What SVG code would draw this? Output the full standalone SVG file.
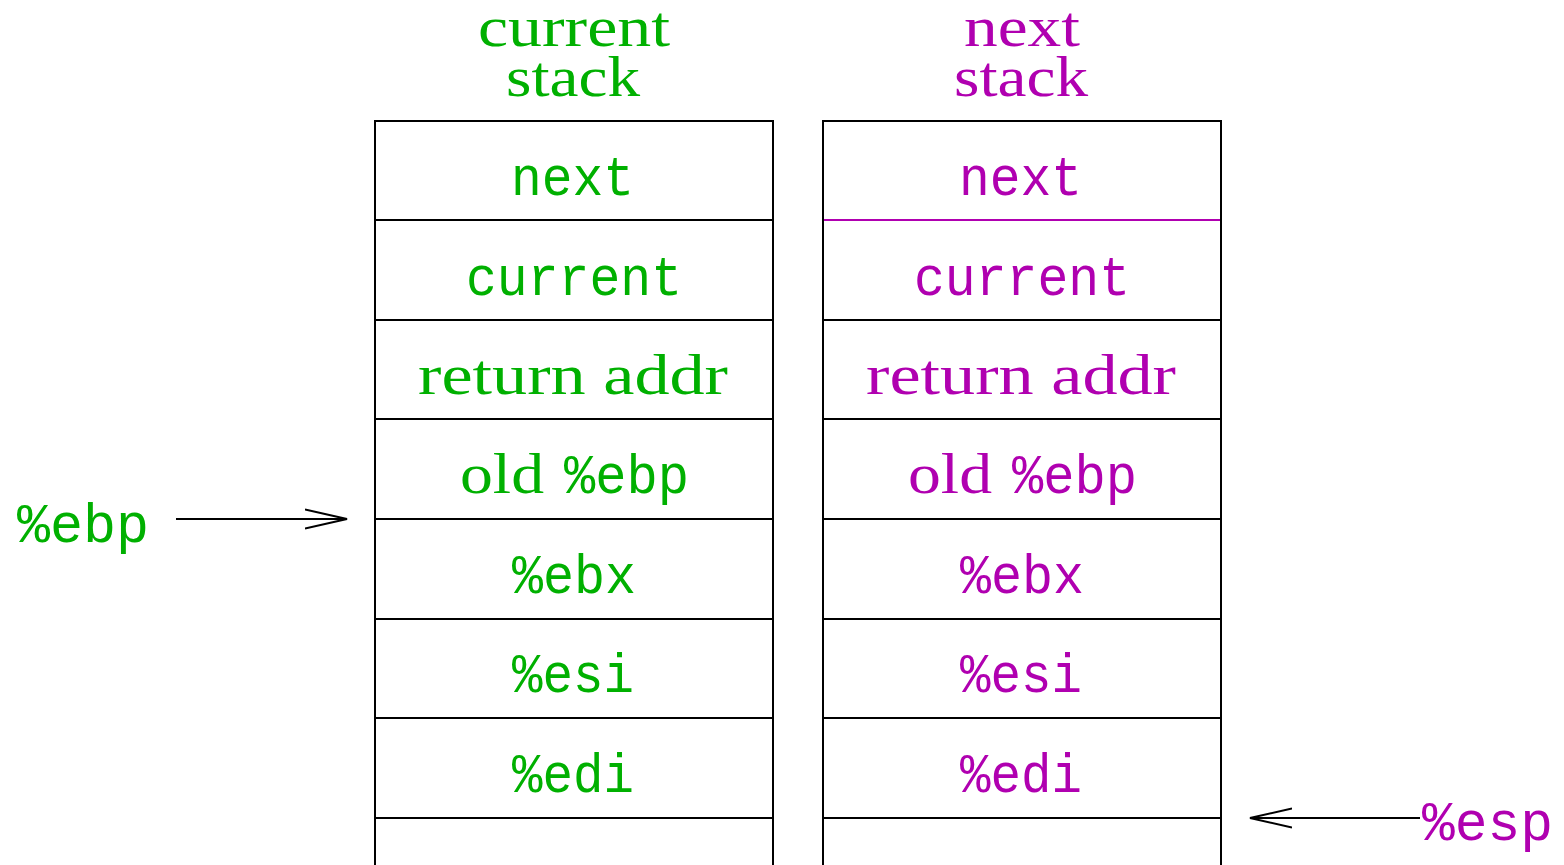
<svg xmlns="http://www.w3.org/2000/svg" width="1564" height="865" viewBox="0 0 1564 865">
  <style>
    .frame { fill: none; stroke: #000; stroke-width: 2; }
    .serif { font-family: "Liberation Serif", "DejaVu Serif", serif; font-size: 57px; }
    .mono { font-family: "Liberation Mono", "DejaVu Sans Mono", monospace; font-size: 56px; }
    .cur { fill: #00b000; }
    .nxt { fill: #b000b0; }
    .conn { fill: none; stroke: #000; stroke-width: 2; }
  </style>
  <defs>
    <marker id="openHead" viewBox="0 0 44 22" refX="42" refY="11" markerWidth="44" markerHeight="22" markerUnits="userSpaceOnUse" orient="auto">
      <path d="M0,1.5 L42,11 L0,20.5" fill="none" stroke="#000" stroke-width="2"/>
    </marker>
  </defs>
  <rect width="1564" height="865" fill="#fff"/>

  <!-- current stack -->
  <g id="current-stack">
    <text class="serif cur" x="574" y="46" text-anchor="middle" textLength="192" lengthAdjust="spacingAndGlyphs">current</text>
    <text class="serif cur" x="573" y="96" text-anchor="middle" textLength="134" lengthAdjust="spacingAndGlyphs">stack</text>
    <path class="frame" d="M375,865 V121 H773 V865 M375,220 H773 M375,320 H773 M375,419 H773 M375,519 H773 M375,619 H773 M375,718 H773 M375,818 H773"/>
    <text class="mono cur" x="511" y="195" textLength="123" lengthAdjust="spacingAndGlyphs">next</text>
    <text class="mono cur" x="466" y="295" textLength="216" lengthAdjust="spacingAndGlyphs">current</text>
    <text class="serif cur" x="418" y="394" textLength="310" lengthAdjust="spacingAndGlyphs">return addr</text>
    <text class="serif cur" x="460" y="493" textLength="84" lengthAdjust="spacingAndGlyphs">old</text>
    <text class="mono cur" x="564" y="493" textLength="125" lengthAdjust="spacingAndGlyphs">%ebp</text>
    <text class="mono cur" x="512" y="593" textLength="124" lengthAdjust="spacingAndGlyphs">%ebx</text>
    <text class="mono cur" x="512" y="692" textLength="122" lengthAdjust="spacingAndGlyphs">%esi</text>
    <text class="mono cur" x="512" y="792" textLength="122" lengthAdjust="spacingAndGlyphs">%edi</text>
  </g>

  <!-- next stack -->
  <g id="next-stack">
    <text class="serif nxt" x="1022" y="46" text-anchor="middle" textLength="116" lengthAdjust="spacingAndGlyphs">next</text>
    <text class="serif nxt" x="1021" y="96" text-anchor="middle" textLength="134" lengthAdjust="spacingAndGlyphs">stack</text>
    <path class="frame" d="M823,865 V121 H1221 V865 M823,320 H1221 M823,419 H1221 M823,519 H1221 M823,619 H1221 M823,718 H1221 M823,818 H1221"/>
    <line x1="824" y1="220" x2="1220" y2="220" stroke="#b000b0" stroke-width="2"/>
    <text class="mono nxt" x="959" y="195" textLength="123" lengthAdjust="spacingAndGlyphs">next</text>
    <text class="mono nxt" x="914" y="295" textLength="216" lengthAdjust="spacingAndGlyphs">current</text>
    <text class="serif nxt" x="866" y="394" textLength="310" lengthAdjust="spacingAndGlyphs">return addr</text>
    <text class="serif nxt" x="908" y="493" textLength="84" lengthAdjust="spacingAndGlyphs">old</text>
    <text class="mono nxt" x="1012" y="493" textLength="125" lengthAdjust="spacingAndGlyphs">%ebp</text>
    <text class="mono nxt" x="960" y="593" textLength="124" lengthAdjust="spacingAndGlyphs">%ebx</text>
    <text class="mono nxt" x="960" y="692" textLength="122" lengthAdjust="spacingAndGlyphs">%esi</text>
    <text class="mono nxt" x="960" y="792" textLength="122" lengthAdjust="spacingAndGlyphs">%edi</text>
  </g>

  <!-- register labels -->
  <g id="ebp-label">
    <text class="mono cur" x="17" y="542" textLength="132" lengthAdjust="spacingAndGlyphs">%ebp</text>
  </g>
  <g id="esp-label">
    <text class="mono nxt" x="1422" y="840" textLength="131" lengthAdjust="spacingAndGlyphs">%esp</text>
  </g>

  <!-- pointers -->
  <g id="connectors">
    <line class="conn" x1="176" y1="519" x2="347" y2="519" marker-end="url(#openHead)"/>
    <line class="conn" x1="1420" y1="818" x2="1250" y2="818" marker-end="url(#openHead)"/>
  </g>
</svg>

────────────────────

Given problem
Repeat the material above in full and exactly, apart from the pictures.

The response
What SVG code would draw this? Output the full standalone SVG file.
<svg xmlns="http://www.w3.org/2000/svg" width="1564" height="865" viewBox="0 0 1564 865">
  <style>
    .frame { fill: none; stroke: #000; stroke-width: 2; }
    .serif { font-family: "Liberation Serif", "DejaVu Serif", serif; font-size: 57px; }
    .mono { font-family: "Liberation Mono", "DejaVu Sans Mono", monospace; font-size: 56px; }
    .cur { fill: #00b000; }
    .nxt { fill: #b000b0; }
    .conn { fill: none; stroke: #000; stroke-width: 2; }
  </style>
  <defs>
    <marker id="openHead" viewBox="0 0 44 22" refX="42" refY="11" markerWidth="44" markerHeight="22" markerUnits="userSpaceOnUse" orient="auto">
      <path d="M0,1.5 L42,11 L0,20.5" fill="none" stroke="#000" stroke-width="2"/>
    </marker>
  </defs>
  <rect width="1564" height="865" fill="#fff"/>

  <!-- current stack -->
  <g id="current-stack">
    <text class="serif cur" x="574" y="46" text-anchor="middle" textLength="192" lengthAdjust="spacingAndGlyphs">current</text>
    <text class="serif cur" x="573" y="96" text-anchor="middle" textLength="134" lengthAdjust="spacingAndGlyphs">stack</text>
    <path class="frame" d="M375,865 V121 H773 V865 M375,220 H773 M375,320 H773 M375,419 H773 M375,519 H773 M375,619 H773 M375,718 H773 M375,818 H773"/>
    <text class="mono cur" x="511" y="195" textLength="123" lengthAdjust="spacingAndGlyphs">next</text>
    <text class="mono cur" x="466" y="295" textLength="216" lengthAdjust="spacingAndGlyphs">current</text>
    <text class="serif cur" x="418" y="394" textLength="310" lengthAdjust="spacingAndGlyphs">return addr</text>
    <text class="serif cur" x="460" y="493" textLength="84" lengthAdjust="spacingAndGlyphs">old</text>
    <text class="mono cur" x="564" y="493" textLength="125" lengthAdjust="spacingAndGlyphs">%ebp</text>
    <text class="mono cur" x="512" y="593" textLength="124" lengthAdjust="spacingAndGlyphs">%ebx</text>
    <text class="mono cur" x="512" y="692" textLength="122" lengthAdjust="spacingAndGlyphs">%esi</text>
    <text class="mono cur" x="512" y="792" textLength="122" lengthAdjust="spacingAndGlyphs">%edi</text>
  </g>

  <!-- next stack -->
  <g id="next-stack">
    <text class="serif nxt" x="1022" y="46" text-anchor="middle" textLength="116" lengthAdjust="spacingAndGlyphs">next</text>
    <text class="serif nxt" x="1021" y="96" text-anchor="middle" textLength="134" lengthAdjust="spacingAndGlyphs">stack</text>
    <path class="frame" d="M823,865 V121 H1221 V865 M823,320 H1221 M823,419 H1221 M823,519 H1221 M823,619 H1221 M823,718 H1221 M823,818 H1221"/>
    <line x1="824" y1="220" x2="1220" y2="220" stroke="#b000b0" stroke-width="2"/>
    <text class="mono nxt" x="959" y="195" textLength="123" lengthAdjust="spacingAndGlyphs">next</text>
    <text class="mono nxt" x="914" y="295" textLength="216" lengthAdjust="spacingAndGlyphs">current</text>
    <text class="serif nxt" x="866" y="394" textLength="310" lengthAdjust="spacingAndGlyphs">return addr</text>
    <text class="serif nxt" x="908" y="493" textLength="84" lengthAdjust="spacingAndGlyphs">old</text>
    <text class="mono nxt" x="1012" y="493" textLength="125" lengthAdjust="spacingAndGlyphs">%ebp</text>
    <text class="mono nxt" x="960" y="593" textLength="124" lengthAdjust="spacingAndGlyphs">%ebx</text>
    <text class="mono nxt" x="960" y="692" textLength="122" lengthAdjust="spacingAndGlyphs">%esi</text>
    <text class="mono nxt" x="960" y="792" textLength="122" lengthAdjust="spacingAndGlyphs">%edi</text>
  </g>

  <!-- register labels -->
  <g id="ebp-label">
    <text class="mono cur" x="17" y="542" textLength="132" lengthAdjust="spacingAndGlyphs">%ebp</text>
  </g>
  <g id="esp-label">
    <text class="mono nxt" x="1422" y="840" textLength="131" lengthAdjust="spacingAndGlyphs">%esp</text>
  </g>

  <!-- pointers -->
  <g id="connectors">
    <line class="conn" x1="176" y1="519" x2="347" y2="519" marker-end="url(#openHead)"/>
    <line class="conn" x1="1420" y1="818" x2="1250" y2="818" marker-end="url(#openHead)"/>
  </g>
</svg>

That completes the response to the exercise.